[Dataset records]
-*-

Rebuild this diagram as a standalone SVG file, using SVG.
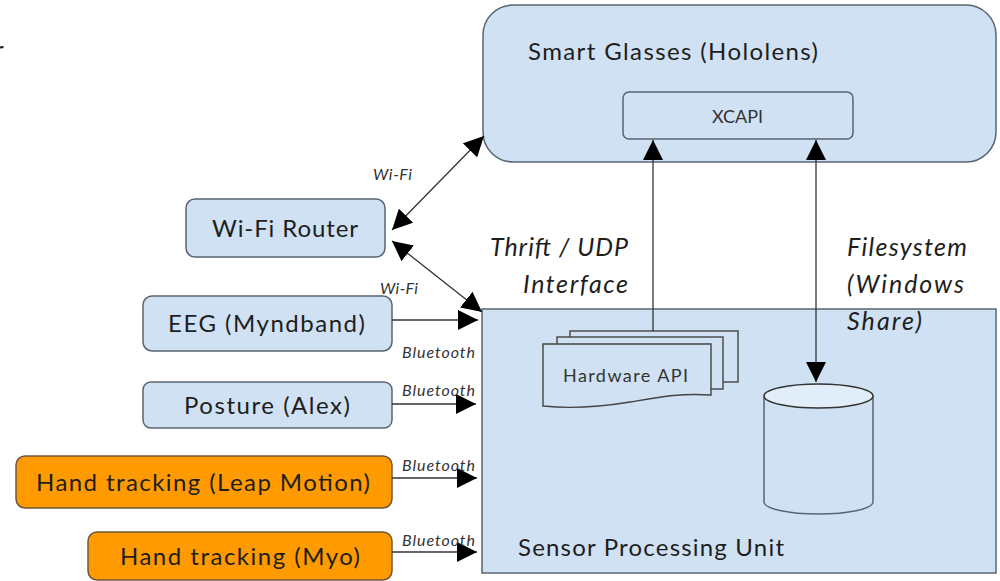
<svg xmlns="http://www.w3.org/2000/svg" width="1000" height="581" viewBox="0 0 1000 581">
<defs>
<style>
.blue{fill:#cfe1f2;stroke:#5a6470;stroke-width:1.5}
.orange{fill:#ff9a00;stroke:#6e5a3a;stroke-width:1.5}
.lbl{font-family:Lato,"Open Sans",sans-serif;font-size:24px;fill:#1e1e1e}
.sm{font-family:Lato,"Open Sans",sans-serif;font-size:18px;fill:#333}
.it{font-family:Lato,"Open Sans",sans-serif;font-style:italic;font-size:25px;fill:#1e1e1e}
.tiny{font-family:Lato,"Open Sans",sans-serif;font-style:italic;font-size:16px;fill:#333}
.con{stroke:#333;stroke-width:1.3;fill:none}
.page{fill:#cfe1f2;stroke:#444;stroke-width:1.4}
</style>
<marker id="ah" viewBox="0 0 10 10" refX="10" refY="5" markerWidth="20" markerHeight="20" markerUnits="userSpaceOnUse" orient="auto-start-reverse">
<path d="M0,0 L10,5 L0,10 z" fill="#000"/>
</marker>
</defs>
<rect width="1000" height="581" fill="#fff"/>
<text class="lbl" x="-5" y="58">r</text>

<g id="smart-glasses">
<rect class="blue" x="483" y="5" width="513" height="157" rx="30"/>
<text class="lbl" x="528" y="60" textLength="290">Smart Glasses (Hololens)</text>
</g>
<g id="xcapi">
<rect class="blue" x="623" y="92" width="230" height="47" rx="6"/>
<text class="sm" x="712" y="123" textLength="51">XCAPI</text>
</g>

<g id="sensor-processing-unit">
<rect class="blue" x="482" y="309" width="514" height="264"/>
<text class="lbl" x="518" y="556" textLength="266">Sensor Processing Unit</text>
</g>

<g id="hardware-api">
<rect class="page" x="570" y="331" width="168" height="51"/>
<rect class="page" x="557" y="337" width="166" height="52"/>
<path class="page" d="M543,344 H711 V395 C680,393 660,397 630,402 C600,407 570,409 543,406 Z"/>
<text class="sm" x="563" y="382" font-size="20" textLength="125">Hardware API</text>
</g>

<g id="storage">
<path class="blue" d="M764,396 V502 A54.5,12 0 0 0 873,502 V396" stroke="#333"/>
<ellipse cx="818.5" cy="396" rx="54.5" ry="12" fill="#e1edf8" stroke="#333" stroke-width="1.5"/>
</g>

<g id="wifi-router">
<rect class="blue" x="186" y="199" width="199" height="58" rx="9"/>
<text class="lbl" x="212" y="237" textLength="146">Wi-Fi Router</text>
</g>
<g id="eeg">
<rect class="blue" x="143" y="296" width="249" height="55" rx="9"/>
<text class="lbl" x="168" y="332" textLength="197">EEG (Myndband)</text>
</g>
<g id="posture">
<rect class="blue" x="143" y="382" width="249" height="46" rx="8"/>
<text class="lbl" x="184" y="414" textLength="166">Posture (Alex)</text>
</g>
<g id="leap-motion">
<rect class="orange" x="16" y="456" width="376" height="52" rx="9"/>
<text class="lbl" x="36" y="491" textLength="334">Hand tracking (Leap Motion)</text>
</g>
<g id="myo">
<rect class="orange" x="88" y="532" width="304" height="48" rx="9"/>
<text class="lbl" x="120" y="565" textLength="240">Hand tracking (Myo)</text>
</g>

<g id="connectors">
<line class="con" x1="392" y1="230" x2="484" y2="136" marker-start="url(#ah)" marker-end="url(#ah)"/>
<line class="con" x1="392" y1="241" x2="482" y2="312" marker-start="url(#ah)" marker-end="url(#ah)"/>
<line class="con" x1="653" y1="331" x2="653" y2="140" marker-end="url(#ah)"/>
<line class="con" x1="816" y1="140" x2="816" y2="382" marker-start="url(#ah)" marker-end="url(#ah)"/>
<line class="con" x1="392" y1="320" x2="478" y2="320" marker-end="url(#ah)"/>
<line class="con" x1="392" y1="404" x2="476" y2="404" marker-end="url(#ah)"/>
<line class="con" x1="392" y1="478" x2="477" y2="478" marker-end="url(#ah)"/>
<line class="con" x1="392" y1="552" x2="477" y2="552" marker-end="url(#ah)"/>
<text class="tiny" x="373" y="180" textLength="39">Wi-Fi</text>
<text class="tiny" x="380" y="294" textLength="38">Wi-Fi</text>
<text class="tiny" x="402" y="358" textLength="73">Bluetooth</text>
<text class="tiny" x="402" y="396" textLength="73">Bluetooth</text>
<text class="tiny" x="402" y="471" textLength="73">Bluetooth</text>
<text class="tiny" x="402" y="546" textLength="73">Bluetooth</text>
<text class="it" x="490" y="256" textLength="138">Thrift / UDP</text>
<text class="it" x="523" y="293" textLength="105">Interface</text>
<text class="it" x="847" y="256" textLength="120">Filesystem</text>
<text class="it" x="847" y="293" textLength="117">(Windows</text>
<text class="it" x="847" y="330" textLength="75">Share)</text>
</g>
</svg>
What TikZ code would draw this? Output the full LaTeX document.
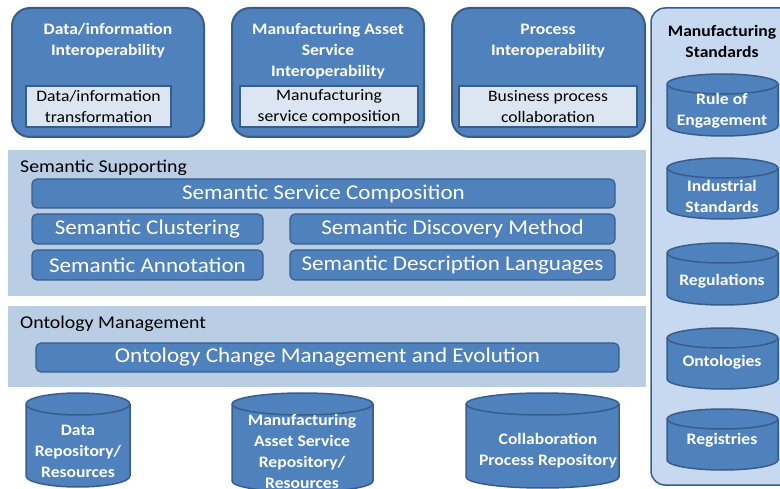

-*-

What to work on —
Set down all the data again exactly as above, pictures excluded.

Written reply —
Rebuild this diagram as a standalone SVG file, using SVG.
<svg xmlns="http://www.w3.org/2000/svg" width="1000" height="581" viewBox="0 0 1000 581">
<defs>
<style>
.blue{fill:#cfe1f2;stroke:#5a6470;stroke-width:1.5}
.orange{fill:#ff9a00;stroke:#6e5a3a;stroke-width:1.5}
.lbl{font-family:Lato,"Open Sans",sans-serif;font-size:24px;fill:#1e1e1e}
.sm{font-family:Lato,"Open Sans",sans-serif;font-size:18px;fill:#333}
.it{font-family:Lato,"Open Sans",sans-serif;font-style:italic;font-size:25px;fill:#1e1e1e}
.tiny{font-family:Lato,"Open Sans",sans-serif;font-style:italic;font-size:16px;fill:#333}
.con{stroke:#333;stroke-width:1.3;fill:none}
.page{fill:#cfe1f2;stroke:#444;stroke-width:1.4}
</style>
<marker id="ah" viewBox="0 0 10 10" refX="10" refY="5" markerWidth="20" markerHeight="20" markerUnits="userSpaceOnUse" orient="auto-start-reverse">
<path d="M0,0 L10,5 L0,10 z" fill="#000"/>
</marker>
</defs>
<rect width="1000" height="581" fill="#fff"/>
<text class="lbl" x="-5" y="58">r</text>

<g id="smart-glasses">
<rect class="blue" x="483" y="5" width="513" height="157" rx="30"/>
<text class="lbl" x="528" y="60" textLength="290">Smart Glasses (Hololens)</text>
</g>
<g id="xcapi">
<rect class="blue" x="623" y="92" width="230" height="47" rx="6"/>
<text class="sm" x="712" y="123" textLength="51">XCAPI</text>
</g>

<g id="sensor-processing-unit">
<rect class="blue" x="482" y="309" width="514" height="264"/>
<text class="lbl" x="518" y="556" textLength="266">Sensor Processing Unit</text>
</g>

<g id="hardware-api">
<rect class="page" x="570" y="331" width="168" height="51"/>
<rect class="page" x="557" y="337" width="166" height="52"/>
<path class="page" d="M543,344 H711 V395 C680,393 660,397 630,402 C600,407 570,409 543,406 Z"/>
<text class="sm" x="563" y="382" font-size="20" textLength="125">Hardware API</text>
</g>

<g id="storage">
<path class="blue" d="M764,396 V502 A54.5,12 0 0 0 873,502 V396" stroke="#333"/>
<ellipse cx="818.5" cy="396" rx="54.5" ry="12" fill="#e1edf8" stroke="#333" stroke-width="1.5"/>
</g>

<g id="wifi-router">
<rect class="blue" x="186" y="199" width="199" height="58" rx="9"/>
<text class="lbl" x="212" y="237" textLength="146">Wi-Fi Router</text>
</g>
<g id="eeg">
<rect class="blue" x="143" y="296" width="249" height="55" rx="9"/>
<text class="lbl" x="168" y="332" textLength="197">EEG (Myndband)</text>
</g>
<g id="posture">
<rect class="blue" x="143" y="382" width="249" height="46" rx="8"/>
<text class="lbl" x="184" y="414" textLength="166">Posture (Alex)</text>
</g>
<g id="leap-motion">
<rect class="orange" x="16" y="456" width="376" height="52" rx="9"/>
<text class="lbl" x="36" y="491" textLength="334">Hand tracking (Leap Motion)</text>
</g>
<g id="myo">
<rect class="orange" x="88" y="532" width="304" height="48" rx="9"/>
<text class="lbl" x="120" y="565" textLength="240">Hand tracking (Myo)</text>
</g>

<g id="connectors">
<line class="con" x1="392" y1="230" x2="484" y2="136" marker-start="url(#ah)" marker-end="url(#ah)"/>
<line class="con" x1="392" y1="241" x2="482" y2="312" marker-start="url(#ah)" marker-end="url(#ah)"/>
<line class="con" x1="653" y1="331" x2="653" y2="140" marker-end="url(#ah)"/>
<line class="con" x1="816" y1="140" x2="816" y2="382" marker-start="url(#ah)" marker-end="url(#ah)"/>
<line class="con" x1="392" y1="320" x2="478" y2="320" marker-end="url(#ah)"/>
<line class="con" x1="392" y1="404" x2="476" y2="404" marker-end="url(#ah)"/>
<line class="con" x1="392" y1="478" x2="477" y2="478" marker-end="url(#ah)"/>
<line class="con" x1="392" y1="552" x2="477" y2="552" marker-end="url(#ah)"/>
<text class="tiny" x="373" y="180" textLength="39">Wi-Fi</text>
<text class="tiny" x="380" y="294" textLength="38">Wi-Fi</text>
<text class="tiny" x="402" y="358" textLength="73">Bluetooth</text>
<text class="tiny" x="402" y="396" textLength="73">Bluetooth</text>
<text class="tiny" x="402" y="471" textLength="73">Bluetooth</text>
<text class="tiny" x="402" y="546" textLength="73">Bluetooth</text>
<text class="it" x="490" y="256" textLength="138">Thrift / UDP</text>
<text class="it" x="523" y="293" textLength="105">Interface</text>
<text class="it" x="847" y="256" textLength="120">Filesystem</text>
<text class="it" x="847" y="293" textLength="117">(Windows</text>
<text class="it" x="847" y="330" textLength="75">Share)</text>
</g>
</svg>
What TikZ code would draw this? Output the full LaTeX document.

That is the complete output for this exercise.